Simplicidade que se estende até a direção. Linklater não é exatamente conhecido por mexer muito na sua câmera, movimentos rebuscados, piruetas visuais impressionantes, como outros cineastas do VCR (turma formada por diretores independentes, nascidos durante a década de 90, que aprenderam seu ofício assistindo a um grande número de filmes, como Quentin Tarantino e – o melhor de todos – Paul Thomas Anderson). O diretor prefere empregar o mínimo de movimentos possíveis. De fato, a câmera só se move enquanto os personagens andam. A utilização do Steadicam aqui é constante, já que estamos falando de um filme que sobrevive de diálogos, e os personagens estão passeando por uma cidade. Fora isso, Linklater nega totalmente a movimentação, inclusive quando a câmera “deveria” se mover. Um exemplo que pode ser citado é a cena em que Jesse e Céline (é interessante por que seus nomes são citados apenas em uma cena) estão dentro de um restaurante, e antes de chegarmos em sua mesa, o filme nos mostram os diferentes aspectos de frequentadores do local. Dois intelectuais discutindo filosofia, dois homens jogando go, uma garota solitária, talvez tendo acabado de romper com o namorado e, finalmente, nosso casal de uma noite.

O filme também mostra a cautela com que Rick Linklater mantém ao filmar sentimentos. Esta fata de movimentação da câmera, e até mesmo a falta de ambição do filme caem como uma luva. Ele é um sujeito sentimental. Não quer nada enorme, de plasticidade visual única. Linklater filma sua obra de modo leve. O primeiro beijo de Céline e Jesse ocorre no alto de uma roda gigante (a Wienese Riesnrad), ao pôr-do-Sol. A maioria dos diretores meteria uma música romântica (ou triunfante), um plano panorâmico de plasticidade inacreditável, e, em segundo plano, o casal.
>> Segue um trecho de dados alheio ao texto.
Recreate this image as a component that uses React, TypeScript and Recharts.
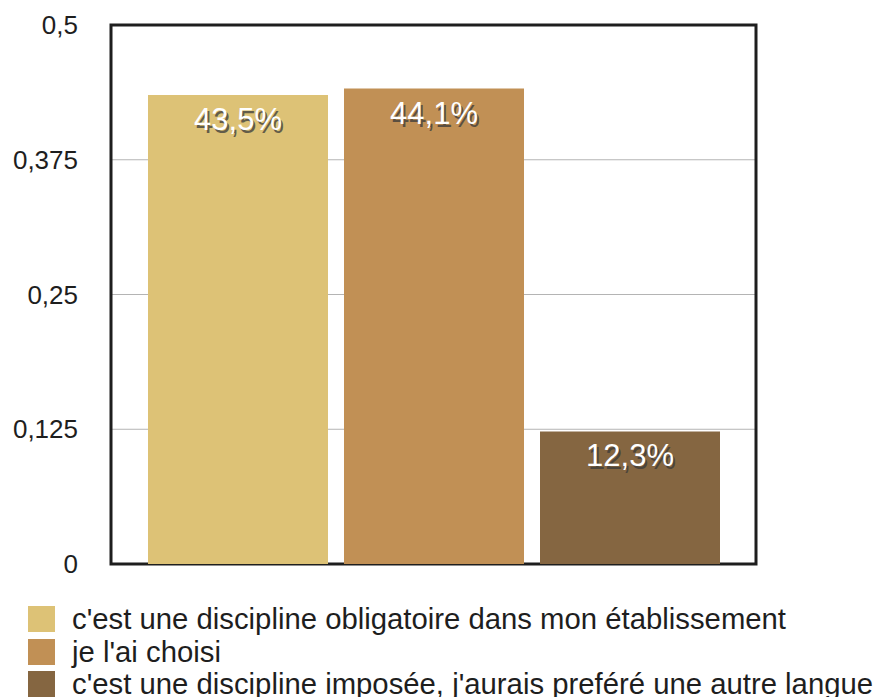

Bonito? Sem dúvidas. Mas comum. O que Linklater faz? Um close. Pouca coisa podemos ver além dos dois se beijando. “Mas é tão... chato”. Chato nada. O beijo não é o principal da cena? É, certo? Por que mostrar outra coisa? E é assim que as coisas correm. Um beijo apaixonado. Apenas sons orgânicos, como a jaqueta de couro que Jesse usa se mexendo. Sem música.

Outra cena que demonstra o talento sem limites que o diretor possui ocorre na cabine de música de uma loja de vinis (lembre-se, estamos falando de um filme de 1995). Ele nos permite ver o exato momento em que os dois se apaixonam, em silêncio, apenas a sensacional Come Here, de Kath Bloom, ao fundo.

Com toda essa qualidade, as atuações de Ethan Hawke e Julie Delpy são de uma qualidade inquestionável. Ethan faz o típico jovem slacker, rebelde sem causa, andarilho, que Linklater tanto gosta de filmar. Julie é uma doce jovem, de beleza incrivelmente comum. Os dois juntos se completam de forma única. São inquestionavelmente uma das grandes atuações da década de 1990.

Richard Linklater percebeu neste filme que a grandeza está na simplicidade das coisas. Nas conversas bobas que nós temos. Você pode até não chorar no fim de Antes do Amanhecer. Mas não pode dizer que não sentiu nada durante o filme. Se disser que não sentiu nada, me desculpe, mas você é um mentiroso. Ou, no mínimo, insensível.